Beban yang Mulia

Beban yang Mulia

Bacaan: Mazmur 39

Ya TUHAN, beritahukanlah kepadaku ajalku, dan apa batas umurku, supaya aku mengetahui betapa fananya aku! (Mazmur 39:5)

Bagaimana perasaan kita, ketika kita ada dalam tekanan atau penderitaan yang berat? Apakah kita merasakan sama seperti yang Daud rasakan? Daud menggambarkan tentang perasaannya yang tertekan dan menderita dalam Mazmur 39. Dalam situasi seperti ini membawa Daud menyadari betapa fana atau pendek hidupnya (5b); Betapa singkat Tuhan tentukan umurnya (ayat 6a); Hidupnya seperti sesuatu yang hampa (6b).
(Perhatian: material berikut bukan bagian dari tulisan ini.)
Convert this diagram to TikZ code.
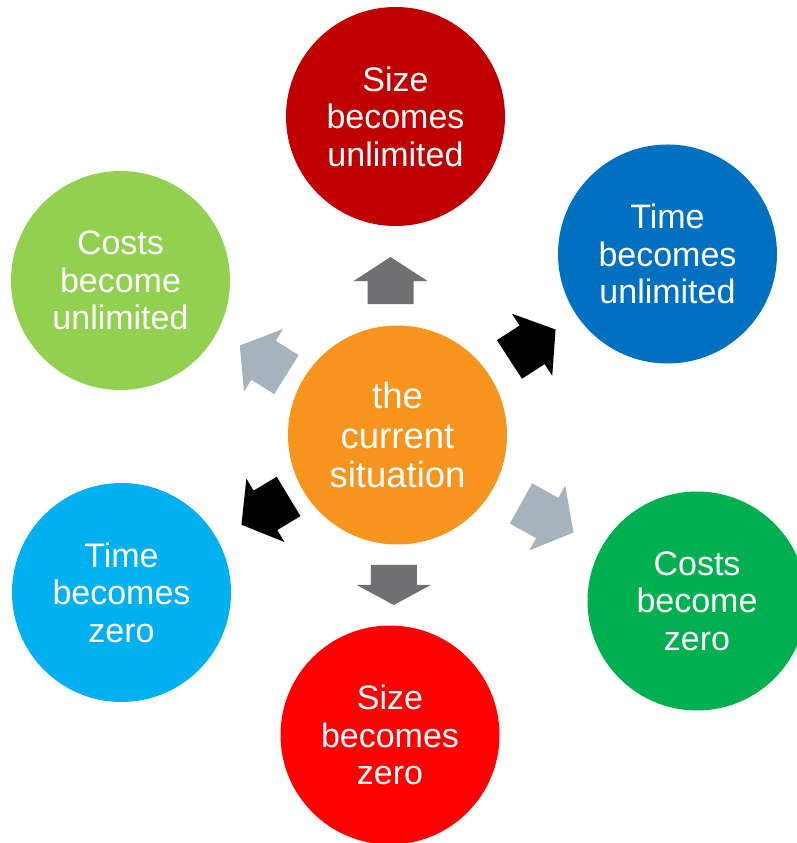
\documentclass[tikz,border=0pt]{standalone}
\usepackage{fontspec}
\setmainfont{Liberation Sans}
\usetikzlibrary{calc}
\definecolor{situorange}{RGB}{247,148,29}
\definecolor{sizeunlred}{RGB}{192,0,0}
\definecolor{timeunlblue}{RGB}{0,112,192}
\definecolor{costzerogreen}{RGB}{0,176,80}
\definecolor{sizezerored}{RGB}{255,0,0}
\definecolor{timezeroblue}{RGB}{0,176,240}
\definecolor{costunlgreen}{RGB}{146,208,80}
\definecolor{arrowdark}{RGB}{112,112,114}
\definecolor{arrowlight}{RGB}{166,179,188}
\tikzset{
    bubble/.style={circle, inner sep=0pt, minimum size=219pt, text=white, align=center,
        font=\fontsize{34}{37.5}\selectfont},
    pics/blockarrow/.style n args={2}{code={% #1 length, #2 head length
        \fill (-#1/2,-23) -- (#1/2-#2,-23) -- (#1/2-#2,-37) -- (#1/2,0)
              -- (#1/2-#2,37) -- (#1/2-#2,23) -- (-#1/2,23) -- cycle;}}
}

\begin{document}
\begin{tikzpicture}[x=1pt,y=1pt]
\clip (0,0) rectangle (797,843);

%circles
\node[bubble, fill=situorange, font=\fontsize{36.5}{39.5}\selectfont] (situation) at (397.5,408) {the\\current\\situation};
\node[bubble, fill=sizeunlred] (sizeunl) at (395.5,726.5) {Size\\becomes\\unlimited};
\node[bubble, fill=timeunlblue] (timeunl) at (667.5,589) {Time\\becomes\\unlimited};
\node[bubble, fill=costzerogreen] (costzero) at (697,242) {Costs\\become\\zero};
\node[bubble, fill=sizezerored] (sizezero) at (390,108) {Size\\becomes\\zero};
\node[bubble, fill=timezeroblue] (timezero) at (121.5,250.5) {Time\\becomes\\zero};
\node[bubble, fill=costunlgreen] (costunl) at (120.5,562.5) {Costs\\become\\unlimited};

%arrows
\pic[color=arrowdark, rotate=90] at ($(situation)!0.485!(sizeunl)+(-6,0)$) {blockarrow={47}{24}};
\pic[color=black, rotate=33] at ($(situation)!0.5!(timeunl)$) {blockarrow={55}{28}};
\pic[color=arrowlight, rotate=-29] at ($(situation)!0.5!(costzero)$) {blockarrow={60}{30}};
\pic[color=arrowdark, rotate=-90] at ($(situation)!0.5!(sizezero)$) {blockarrow={40}{20}};
\pic[color=black, rotate=211] at ($(situation)!0.48!(timezero)$) {blockarrow={55}{28}};
\pic[color=arrowlight, rotate=148] at ($(situation)!0.485!(costunl)$) {blockarrow={55}{28}};
\end{tikzpicture}
\end{document}
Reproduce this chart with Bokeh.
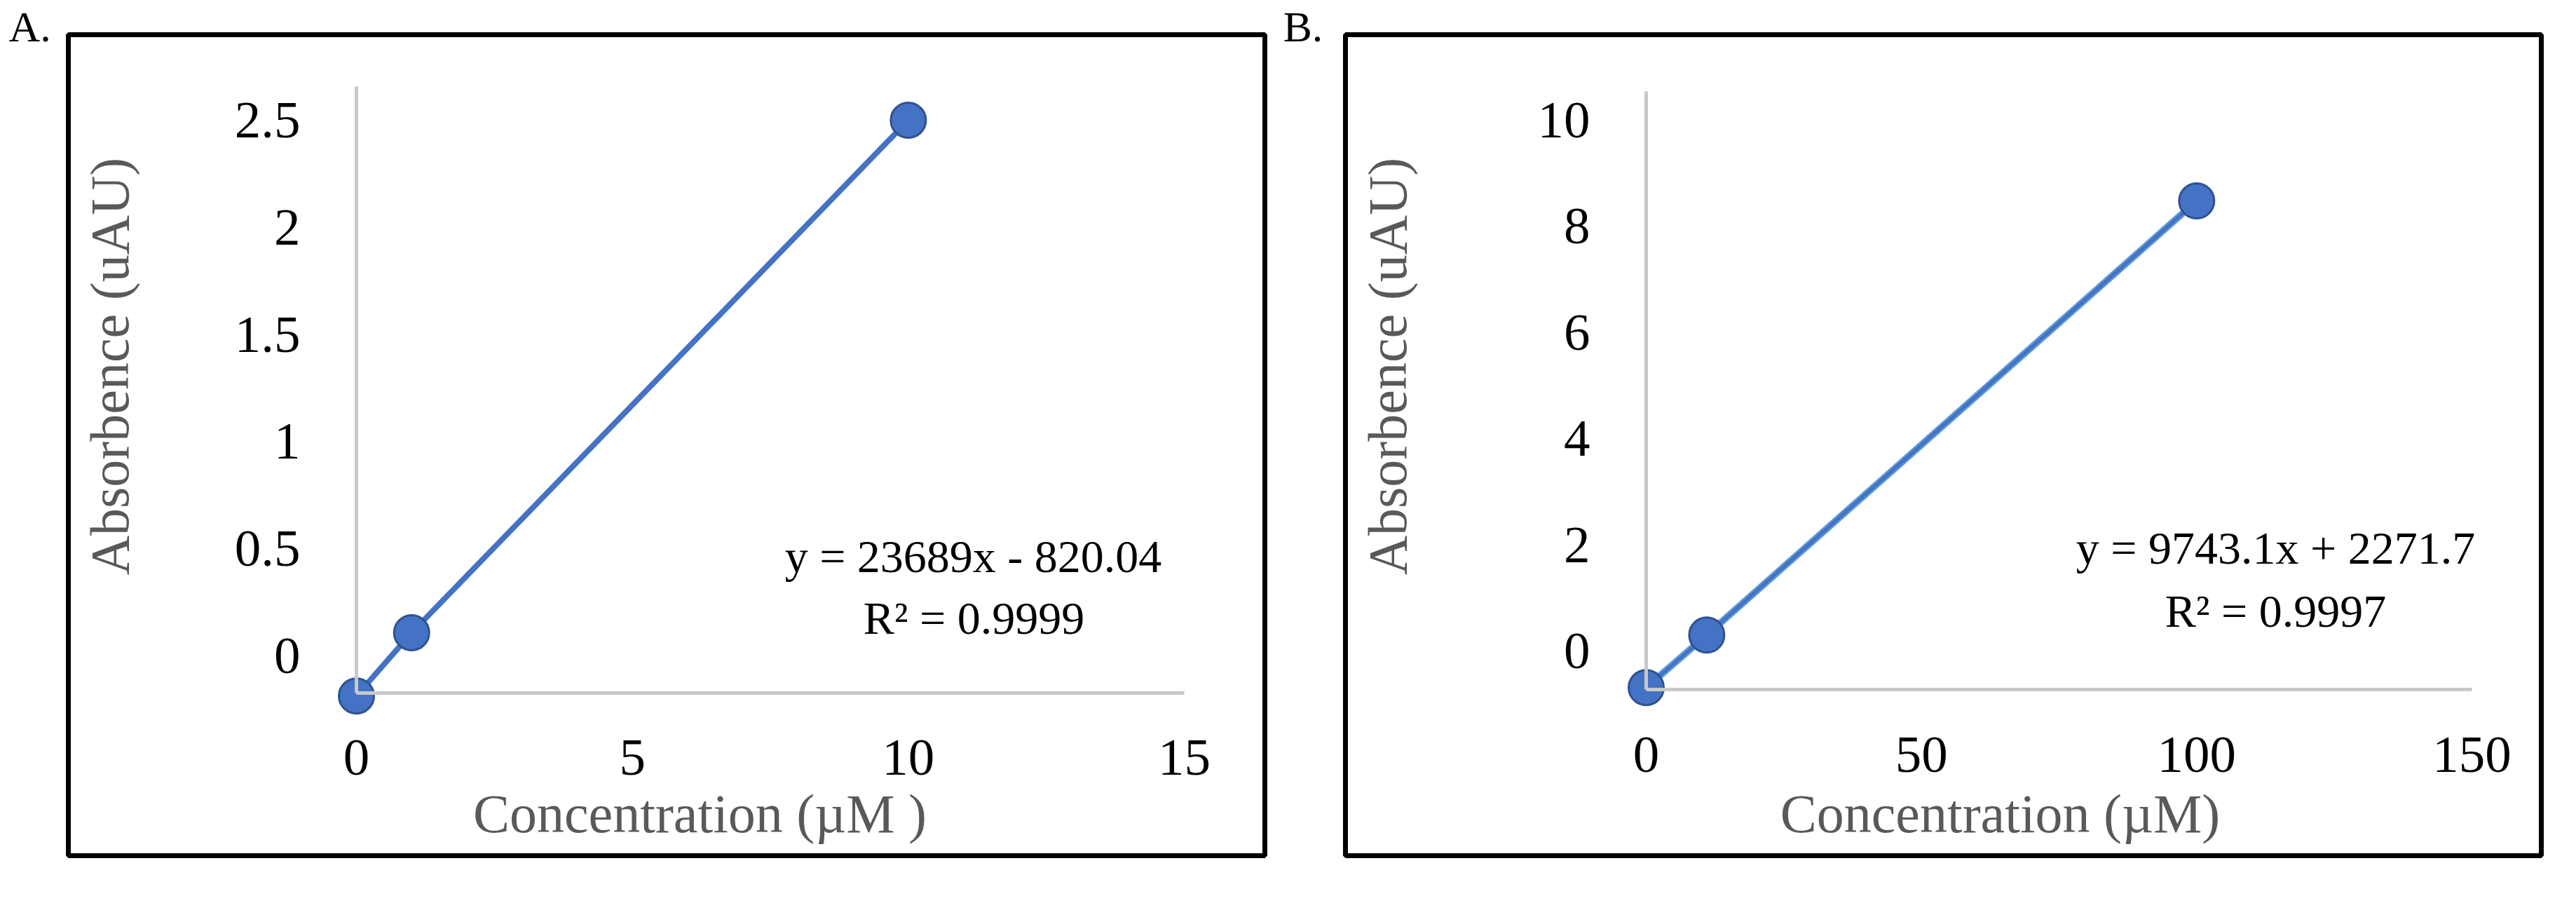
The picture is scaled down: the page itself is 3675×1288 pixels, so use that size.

Selanjutnya ia menggambarkan keadaan manusia bahwa: Setiap manusia hanyalah kesia-siaan (6c, 11c); Ia hanyalah bayang-bayang yang berlalu ( 7a); Ia hanya mempeributkan yang sia-sia dan menimbun, tetapi tidak tahu, siapa yang meraupnya nanti (7b). Daud menyadari juga bahwa tekanan dan penderitaan yang dialaminya oleh karena dosa, pelanggaran dan kesalahannya (ayat 2, 3, 9 dan 12). Tidak ada jalan terbaik yang ia dapat lakukan selain menanti-nantikan Tuhan dan terus berharap kepada-Nya. Dalam ayat 8 ia menulis tentang hal ini: “Dan sekarang, apakah yang kunanti-nantikan, ya Tuhan? Kepada-Mulah aku berharap.” Setiap kita pasti mengalami tekanan atau penderitaan yang berat dalam hidup ini. Dan mungkin saat ini kita sedang mengalaminya.

Yesus sendiri sebagai manusia mengalami tekanan dan penderitaan yang berat, bukan karena Ia berbuat dosa, tetapi karena Ia menanggung dosa manusia. Peristiwa taman Getsemani dan Golgota menunjukkan kepada kita tentang penderitaan Yesus yang sangat dalam dan berat. Hal ini terlihat dalam kata-kata- Nya ketika Ia bersama murid-murid-Nya di taman Getsemani: “Lalu kata-Nya kepada mereka: ‘Hati-Ku sangat sedih, seperti mau mati rasanya. Tinggallah di sini dan berjaga-jagalah dengan Aku.’” (Matius 26:38). Yesus adalah Allah dan juga manusia. Dalam ayat ini, sebagai manusia sejati Yesus sangat membutuhkan teman dalam menghadapi semua tekanan dan penderitaan yang sedang dan akan Ia jalani: “Tinggallah di sini dan berjaga-jagalah dengan Aku.” Dan juga yang sangat penting adalah, sebagai manusia, Ia menanti-nantikan dan berharap kepada Bapa-Nya. Hal ini sangat terlihat pada kesungguhan-Nya berdoa kepada Bapa-Nya: “Maka Ia maju sedikit, lalu sujud dan berdoa, kata-Nya: ‘Ya Bapa-Ku, jikalau sekiranya mungkin, biarlah cawan ini lalu dari pada-Ku, tetapi janganlah seperti yang Kukehendaki, melainkan seperti yang Engkau kehendaki.’”(Matius 26:39). Doa ini juga diulangi-Nya dalam ayat 42. Ia tahu bahwa, apa yang sedang Ia alami adalah dalam rencana Agung yang Allah sudah rencanakan untuk Ia jalani dan selesaikan (baca Yoh 3:16). Apakah Ia menjalaninya dan menyelesaikannya? Peristiwa Kayu Salib yang sudah kita ikuti dalam Jumat Agung dan Paskah memberikan jawaban kepada kita akan kemenangan yang Ia sudah berikan kepada kita orang percaya yang terus berharap kepada-Nya, yaitu pengampunan dosa kita.

Inspirasi: Menanti-nantikan Tuhan dan berharap kepada-Nya adalah jalan keluar yang terbaik bagi kita untuk kuat dan bertahan untuk melewati semua tekanan dan penderitaan dalam hidup ini dengan kemenangan bersama Tuhan.